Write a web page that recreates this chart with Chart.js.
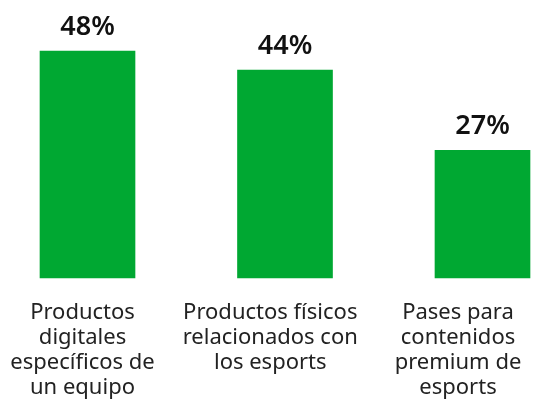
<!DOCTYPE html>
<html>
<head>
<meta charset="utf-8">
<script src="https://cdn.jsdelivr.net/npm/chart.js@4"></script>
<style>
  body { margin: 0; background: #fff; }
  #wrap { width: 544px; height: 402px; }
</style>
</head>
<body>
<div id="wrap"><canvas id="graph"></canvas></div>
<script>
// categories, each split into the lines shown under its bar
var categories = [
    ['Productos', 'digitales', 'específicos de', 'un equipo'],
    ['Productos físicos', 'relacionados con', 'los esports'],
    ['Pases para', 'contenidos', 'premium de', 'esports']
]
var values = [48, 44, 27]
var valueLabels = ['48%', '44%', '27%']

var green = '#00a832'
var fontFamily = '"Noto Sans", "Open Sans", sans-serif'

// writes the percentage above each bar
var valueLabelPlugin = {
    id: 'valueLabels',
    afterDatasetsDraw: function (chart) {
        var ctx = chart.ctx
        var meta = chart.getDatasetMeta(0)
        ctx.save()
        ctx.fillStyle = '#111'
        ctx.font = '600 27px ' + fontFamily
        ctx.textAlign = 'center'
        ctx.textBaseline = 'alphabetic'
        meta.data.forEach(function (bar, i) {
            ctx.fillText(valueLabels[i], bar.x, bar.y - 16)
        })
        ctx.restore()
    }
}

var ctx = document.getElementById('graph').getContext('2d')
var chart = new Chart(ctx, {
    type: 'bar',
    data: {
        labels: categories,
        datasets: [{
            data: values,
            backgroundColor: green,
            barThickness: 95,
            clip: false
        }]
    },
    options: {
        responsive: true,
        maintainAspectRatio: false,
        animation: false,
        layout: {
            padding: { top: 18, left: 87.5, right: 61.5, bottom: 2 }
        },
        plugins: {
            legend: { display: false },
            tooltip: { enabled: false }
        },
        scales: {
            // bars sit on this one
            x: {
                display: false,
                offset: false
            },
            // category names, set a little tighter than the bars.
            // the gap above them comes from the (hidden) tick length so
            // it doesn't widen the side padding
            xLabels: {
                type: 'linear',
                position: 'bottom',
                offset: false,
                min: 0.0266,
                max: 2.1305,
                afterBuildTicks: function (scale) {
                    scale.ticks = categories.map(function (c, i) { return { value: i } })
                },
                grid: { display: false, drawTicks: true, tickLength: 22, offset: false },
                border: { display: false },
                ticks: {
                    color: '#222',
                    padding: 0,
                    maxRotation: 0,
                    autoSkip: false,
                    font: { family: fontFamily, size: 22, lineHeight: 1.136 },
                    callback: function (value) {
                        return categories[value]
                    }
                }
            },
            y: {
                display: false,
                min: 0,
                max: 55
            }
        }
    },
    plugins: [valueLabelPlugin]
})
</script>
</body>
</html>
• • • •
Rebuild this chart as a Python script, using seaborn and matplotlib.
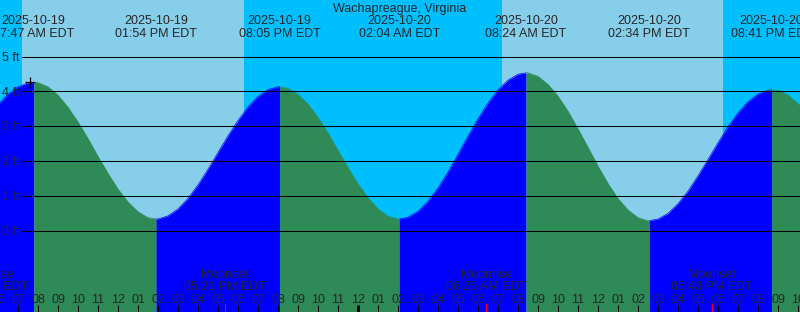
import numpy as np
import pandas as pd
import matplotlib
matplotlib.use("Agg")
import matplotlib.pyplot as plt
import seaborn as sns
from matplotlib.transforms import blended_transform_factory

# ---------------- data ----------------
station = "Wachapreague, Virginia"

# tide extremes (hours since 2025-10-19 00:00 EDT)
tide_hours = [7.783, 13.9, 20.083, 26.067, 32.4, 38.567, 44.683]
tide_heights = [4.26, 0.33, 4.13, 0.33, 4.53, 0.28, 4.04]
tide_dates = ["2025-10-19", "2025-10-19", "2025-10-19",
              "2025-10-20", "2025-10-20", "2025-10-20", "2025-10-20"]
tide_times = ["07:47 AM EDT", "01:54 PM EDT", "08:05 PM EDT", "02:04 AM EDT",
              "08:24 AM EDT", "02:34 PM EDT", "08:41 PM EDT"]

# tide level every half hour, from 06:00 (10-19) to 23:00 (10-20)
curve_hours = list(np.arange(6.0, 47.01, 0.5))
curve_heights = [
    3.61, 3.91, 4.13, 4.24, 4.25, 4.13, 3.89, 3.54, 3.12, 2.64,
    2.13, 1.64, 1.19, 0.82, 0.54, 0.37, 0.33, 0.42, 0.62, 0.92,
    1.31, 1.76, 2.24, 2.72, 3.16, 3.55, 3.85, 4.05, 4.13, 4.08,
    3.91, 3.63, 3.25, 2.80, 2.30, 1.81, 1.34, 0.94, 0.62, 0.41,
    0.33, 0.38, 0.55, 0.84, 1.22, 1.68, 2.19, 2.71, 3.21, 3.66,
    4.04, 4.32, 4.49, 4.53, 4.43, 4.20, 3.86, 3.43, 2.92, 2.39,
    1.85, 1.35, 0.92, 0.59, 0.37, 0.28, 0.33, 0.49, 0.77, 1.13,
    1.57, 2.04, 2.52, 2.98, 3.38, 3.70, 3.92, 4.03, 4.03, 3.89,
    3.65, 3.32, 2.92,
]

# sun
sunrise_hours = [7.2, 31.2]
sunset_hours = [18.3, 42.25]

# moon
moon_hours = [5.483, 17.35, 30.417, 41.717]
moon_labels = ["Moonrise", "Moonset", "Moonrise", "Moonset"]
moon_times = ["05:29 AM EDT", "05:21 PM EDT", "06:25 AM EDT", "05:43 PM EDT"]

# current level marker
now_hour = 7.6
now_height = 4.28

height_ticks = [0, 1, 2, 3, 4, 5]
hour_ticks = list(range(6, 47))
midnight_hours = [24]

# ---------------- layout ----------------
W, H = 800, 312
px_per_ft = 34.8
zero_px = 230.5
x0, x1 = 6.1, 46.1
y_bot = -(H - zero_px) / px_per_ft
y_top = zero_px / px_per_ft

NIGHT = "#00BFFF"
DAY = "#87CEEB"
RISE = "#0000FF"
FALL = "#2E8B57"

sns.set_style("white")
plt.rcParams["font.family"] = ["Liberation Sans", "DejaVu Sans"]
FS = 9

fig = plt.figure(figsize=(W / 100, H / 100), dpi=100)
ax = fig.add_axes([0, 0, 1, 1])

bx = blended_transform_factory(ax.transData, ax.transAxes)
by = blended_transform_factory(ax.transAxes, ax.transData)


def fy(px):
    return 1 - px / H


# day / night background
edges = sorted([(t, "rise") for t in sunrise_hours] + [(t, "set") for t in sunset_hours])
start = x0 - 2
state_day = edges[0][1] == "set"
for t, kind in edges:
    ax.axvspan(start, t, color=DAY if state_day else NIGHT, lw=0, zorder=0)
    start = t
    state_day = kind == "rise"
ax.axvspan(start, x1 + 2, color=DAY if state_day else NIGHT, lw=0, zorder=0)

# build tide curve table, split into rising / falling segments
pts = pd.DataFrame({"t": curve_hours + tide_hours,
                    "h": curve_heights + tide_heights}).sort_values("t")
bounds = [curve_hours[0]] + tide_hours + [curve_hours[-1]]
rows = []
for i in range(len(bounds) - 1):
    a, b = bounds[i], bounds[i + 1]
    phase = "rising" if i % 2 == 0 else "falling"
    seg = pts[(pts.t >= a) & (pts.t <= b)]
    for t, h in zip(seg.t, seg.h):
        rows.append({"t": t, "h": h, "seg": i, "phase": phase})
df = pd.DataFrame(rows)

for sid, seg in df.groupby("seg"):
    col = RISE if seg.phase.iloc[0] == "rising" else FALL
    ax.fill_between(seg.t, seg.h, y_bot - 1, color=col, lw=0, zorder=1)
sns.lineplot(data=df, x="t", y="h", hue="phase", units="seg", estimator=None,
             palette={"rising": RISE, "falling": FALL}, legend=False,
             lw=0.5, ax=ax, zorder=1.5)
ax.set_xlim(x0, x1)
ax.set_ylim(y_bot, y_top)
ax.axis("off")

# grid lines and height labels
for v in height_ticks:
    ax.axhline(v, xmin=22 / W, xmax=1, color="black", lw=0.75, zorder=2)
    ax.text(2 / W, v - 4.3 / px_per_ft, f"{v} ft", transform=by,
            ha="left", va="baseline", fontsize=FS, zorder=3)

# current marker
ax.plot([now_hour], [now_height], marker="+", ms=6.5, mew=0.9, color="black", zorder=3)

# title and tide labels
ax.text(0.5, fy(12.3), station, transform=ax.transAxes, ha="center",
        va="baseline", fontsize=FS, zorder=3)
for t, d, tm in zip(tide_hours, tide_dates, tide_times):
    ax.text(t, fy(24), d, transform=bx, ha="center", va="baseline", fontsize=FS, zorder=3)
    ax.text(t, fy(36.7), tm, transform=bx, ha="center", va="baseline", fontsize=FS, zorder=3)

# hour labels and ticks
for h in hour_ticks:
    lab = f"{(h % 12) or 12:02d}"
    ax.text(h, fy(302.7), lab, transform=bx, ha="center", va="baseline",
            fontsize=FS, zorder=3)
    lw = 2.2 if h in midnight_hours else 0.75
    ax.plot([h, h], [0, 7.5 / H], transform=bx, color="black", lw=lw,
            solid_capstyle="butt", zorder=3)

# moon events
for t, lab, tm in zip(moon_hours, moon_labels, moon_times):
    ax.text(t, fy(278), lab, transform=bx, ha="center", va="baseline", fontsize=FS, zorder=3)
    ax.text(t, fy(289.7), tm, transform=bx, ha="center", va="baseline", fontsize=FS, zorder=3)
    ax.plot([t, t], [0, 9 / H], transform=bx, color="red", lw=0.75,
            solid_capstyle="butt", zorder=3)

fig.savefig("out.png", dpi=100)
• • • •
_Written problem_:
The answer is a single number: how many lines include the word "this"?

_Task response_:
3